According to the firm’s Japanese economist David Rea, the nation’s current account will probably turn negative later this decade following decades of surplus.
This will leave Japan a net importer of capital, making it harder for the government to finance its outsized deficit and net government debt burden, which is one of the world’s largest at well over 100 per cent of GDP.
Mr Rea said the country’s imports exceeded exports to the tune of ¥2.5 trillion (£20.7bn) in 2011, Japan’s first deficit since 1980.
“Although one year’s deficit is relatively unimportant, we expect it will be repeated over the coming years,” he added.
Three factors accounted for the deterioration in trade balance last year, according to Capital Economics: the earthquake in March, the ongoing sovereign debt crisis in Europe and yen strength.
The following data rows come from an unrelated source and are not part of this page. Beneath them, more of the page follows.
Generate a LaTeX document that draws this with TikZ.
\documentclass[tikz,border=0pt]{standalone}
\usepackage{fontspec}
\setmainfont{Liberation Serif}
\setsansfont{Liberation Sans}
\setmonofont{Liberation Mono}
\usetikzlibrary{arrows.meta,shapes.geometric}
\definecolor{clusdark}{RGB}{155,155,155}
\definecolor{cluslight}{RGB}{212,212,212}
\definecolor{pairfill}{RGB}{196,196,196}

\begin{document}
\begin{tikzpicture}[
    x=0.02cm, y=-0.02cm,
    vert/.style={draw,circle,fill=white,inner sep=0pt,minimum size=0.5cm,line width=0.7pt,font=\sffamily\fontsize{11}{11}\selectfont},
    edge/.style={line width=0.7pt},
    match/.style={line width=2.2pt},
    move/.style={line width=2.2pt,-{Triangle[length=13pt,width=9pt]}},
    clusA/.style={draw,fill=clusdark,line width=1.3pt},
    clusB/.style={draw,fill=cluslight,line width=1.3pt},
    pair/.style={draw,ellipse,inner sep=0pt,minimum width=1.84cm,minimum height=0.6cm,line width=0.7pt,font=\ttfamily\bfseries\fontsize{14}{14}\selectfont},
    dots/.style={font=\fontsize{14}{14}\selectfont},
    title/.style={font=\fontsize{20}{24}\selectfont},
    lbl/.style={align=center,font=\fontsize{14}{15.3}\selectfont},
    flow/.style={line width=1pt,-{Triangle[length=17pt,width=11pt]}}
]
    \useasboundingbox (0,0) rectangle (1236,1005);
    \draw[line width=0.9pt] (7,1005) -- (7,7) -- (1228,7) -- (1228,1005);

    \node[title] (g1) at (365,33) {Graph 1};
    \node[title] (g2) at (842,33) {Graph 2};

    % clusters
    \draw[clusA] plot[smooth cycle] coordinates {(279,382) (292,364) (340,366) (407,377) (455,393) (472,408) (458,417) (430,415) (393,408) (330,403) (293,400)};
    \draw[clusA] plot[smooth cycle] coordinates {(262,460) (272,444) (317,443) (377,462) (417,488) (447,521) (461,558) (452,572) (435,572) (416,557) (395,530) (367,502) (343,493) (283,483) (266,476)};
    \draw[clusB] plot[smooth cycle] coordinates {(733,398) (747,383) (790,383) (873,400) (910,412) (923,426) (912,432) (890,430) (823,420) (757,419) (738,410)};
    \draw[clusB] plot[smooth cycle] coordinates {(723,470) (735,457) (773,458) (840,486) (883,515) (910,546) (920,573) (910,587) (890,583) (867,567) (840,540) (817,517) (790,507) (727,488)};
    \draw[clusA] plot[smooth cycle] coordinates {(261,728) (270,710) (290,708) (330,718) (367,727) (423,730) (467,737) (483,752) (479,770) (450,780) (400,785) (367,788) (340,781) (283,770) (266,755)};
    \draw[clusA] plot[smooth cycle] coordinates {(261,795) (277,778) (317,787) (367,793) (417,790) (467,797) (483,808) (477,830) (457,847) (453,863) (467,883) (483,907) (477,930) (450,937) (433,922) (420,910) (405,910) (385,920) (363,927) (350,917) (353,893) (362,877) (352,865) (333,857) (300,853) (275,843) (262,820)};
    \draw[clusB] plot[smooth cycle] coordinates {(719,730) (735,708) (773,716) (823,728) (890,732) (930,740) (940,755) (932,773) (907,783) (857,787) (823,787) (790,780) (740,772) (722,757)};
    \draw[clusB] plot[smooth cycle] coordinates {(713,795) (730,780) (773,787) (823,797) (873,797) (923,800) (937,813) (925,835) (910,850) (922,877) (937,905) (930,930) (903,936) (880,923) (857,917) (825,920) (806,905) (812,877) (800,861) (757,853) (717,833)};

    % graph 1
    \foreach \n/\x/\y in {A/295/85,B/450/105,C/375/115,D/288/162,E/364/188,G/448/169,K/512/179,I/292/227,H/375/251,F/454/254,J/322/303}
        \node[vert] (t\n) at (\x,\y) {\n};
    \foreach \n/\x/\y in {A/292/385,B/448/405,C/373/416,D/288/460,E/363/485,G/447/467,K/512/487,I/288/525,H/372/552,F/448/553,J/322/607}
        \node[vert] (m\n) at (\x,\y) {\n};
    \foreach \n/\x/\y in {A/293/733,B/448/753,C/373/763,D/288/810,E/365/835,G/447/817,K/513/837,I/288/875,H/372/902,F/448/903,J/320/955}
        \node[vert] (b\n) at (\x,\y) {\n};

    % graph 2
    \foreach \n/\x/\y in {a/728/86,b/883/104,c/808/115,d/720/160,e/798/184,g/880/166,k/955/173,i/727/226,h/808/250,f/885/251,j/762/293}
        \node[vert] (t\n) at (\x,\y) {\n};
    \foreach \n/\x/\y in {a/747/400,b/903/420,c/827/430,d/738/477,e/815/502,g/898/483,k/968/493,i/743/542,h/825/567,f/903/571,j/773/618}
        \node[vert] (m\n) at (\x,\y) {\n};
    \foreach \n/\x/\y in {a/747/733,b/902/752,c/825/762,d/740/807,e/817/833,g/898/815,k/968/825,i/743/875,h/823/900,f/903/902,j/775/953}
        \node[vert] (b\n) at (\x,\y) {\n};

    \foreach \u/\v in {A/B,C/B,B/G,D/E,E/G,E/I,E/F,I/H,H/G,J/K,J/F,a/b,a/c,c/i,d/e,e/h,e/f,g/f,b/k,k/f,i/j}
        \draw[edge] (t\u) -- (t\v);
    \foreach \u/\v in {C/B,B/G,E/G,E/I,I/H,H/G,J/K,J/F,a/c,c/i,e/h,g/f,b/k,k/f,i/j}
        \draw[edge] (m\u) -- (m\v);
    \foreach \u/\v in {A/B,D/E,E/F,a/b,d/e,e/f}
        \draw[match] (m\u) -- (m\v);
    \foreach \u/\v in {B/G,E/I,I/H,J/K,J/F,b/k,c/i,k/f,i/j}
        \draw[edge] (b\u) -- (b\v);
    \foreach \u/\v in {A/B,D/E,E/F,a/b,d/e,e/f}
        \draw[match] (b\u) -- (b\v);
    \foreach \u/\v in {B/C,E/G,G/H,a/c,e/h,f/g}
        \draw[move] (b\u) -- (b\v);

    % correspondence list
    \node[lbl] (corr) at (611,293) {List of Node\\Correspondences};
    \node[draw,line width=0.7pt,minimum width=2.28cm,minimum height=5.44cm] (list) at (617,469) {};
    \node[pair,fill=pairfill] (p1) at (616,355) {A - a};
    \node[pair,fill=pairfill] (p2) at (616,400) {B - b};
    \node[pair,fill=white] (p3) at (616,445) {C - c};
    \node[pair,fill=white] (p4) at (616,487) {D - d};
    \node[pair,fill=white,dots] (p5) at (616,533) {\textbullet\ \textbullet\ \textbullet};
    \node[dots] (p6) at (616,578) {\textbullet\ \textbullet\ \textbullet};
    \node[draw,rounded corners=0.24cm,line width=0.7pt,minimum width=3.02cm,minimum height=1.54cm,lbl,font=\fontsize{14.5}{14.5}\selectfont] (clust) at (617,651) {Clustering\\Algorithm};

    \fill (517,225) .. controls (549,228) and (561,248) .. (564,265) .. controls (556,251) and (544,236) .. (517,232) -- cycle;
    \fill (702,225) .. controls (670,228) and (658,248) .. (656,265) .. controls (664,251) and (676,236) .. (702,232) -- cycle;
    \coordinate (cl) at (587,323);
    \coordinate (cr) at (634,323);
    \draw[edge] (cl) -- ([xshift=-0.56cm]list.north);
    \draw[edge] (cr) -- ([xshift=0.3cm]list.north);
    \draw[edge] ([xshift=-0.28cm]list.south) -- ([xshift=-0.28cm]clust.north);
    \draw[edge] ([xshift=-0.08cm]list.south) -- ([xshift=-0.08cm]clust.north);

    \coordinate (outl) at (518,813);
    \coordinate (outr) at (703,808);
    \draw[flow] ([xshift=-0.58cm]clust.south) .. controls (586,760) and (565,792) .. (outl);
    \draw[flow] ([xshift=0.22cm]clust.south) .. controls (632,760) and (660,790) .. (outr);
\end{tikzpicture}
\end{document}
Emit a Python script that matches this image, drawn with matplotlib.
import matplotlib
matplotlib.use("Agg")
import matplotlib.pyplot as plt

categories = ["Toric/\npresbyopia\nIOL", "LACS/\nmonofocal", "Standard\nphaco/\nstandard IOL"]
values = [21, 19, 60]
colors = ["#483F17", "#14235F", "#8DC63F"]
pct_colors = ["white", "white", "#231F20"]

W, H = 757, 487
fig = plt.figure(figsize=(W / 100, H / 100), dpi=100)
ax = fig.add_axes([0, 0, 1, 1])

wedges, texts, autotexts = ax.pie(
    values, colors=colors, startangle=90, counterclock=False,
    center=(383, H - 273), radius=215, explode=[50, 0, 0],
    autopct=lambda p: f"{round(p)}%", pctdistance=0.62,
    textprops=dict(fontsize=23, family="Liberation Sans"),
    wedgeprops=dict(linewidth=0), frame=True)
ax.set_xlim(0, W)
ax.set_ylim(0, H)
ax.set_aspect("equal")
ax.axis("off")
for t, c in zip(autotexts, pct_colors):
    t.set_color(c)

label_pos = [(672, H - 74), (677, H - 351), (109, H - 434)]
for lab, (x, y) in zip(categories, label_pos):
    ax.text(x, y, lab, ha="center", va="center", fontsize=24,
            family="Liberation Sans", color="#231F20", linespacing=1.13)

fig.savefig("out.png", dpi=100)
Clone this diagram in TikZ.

Mr Rea said that in the medium term, Japan’s unfavourable demographics and the hollowing out of its industrial base will increase the gap between imports and exports further.
“A persistent trade deficit will reduce the size of Japan’s current account surplus, which is supported by the income earned on large holdings of overseas assets. On current trends, we expect the current account to swing into deficit later this decade,” he said.
Domestic investors already finance more than 90 per cent of Japan’s deficit, making it more secure given a dearth of other investment opportunities in the economically stagnant country.
However, yields on Japanese government bonds remain unattractively low for international investors due to decades of rock-bottom inflation and near-zero interest rates. Japanese government bonds become more appealing if the yen rises, but the yen has already hit a post-war high against the dollar in the last 12 months, reducing the chance of further rises.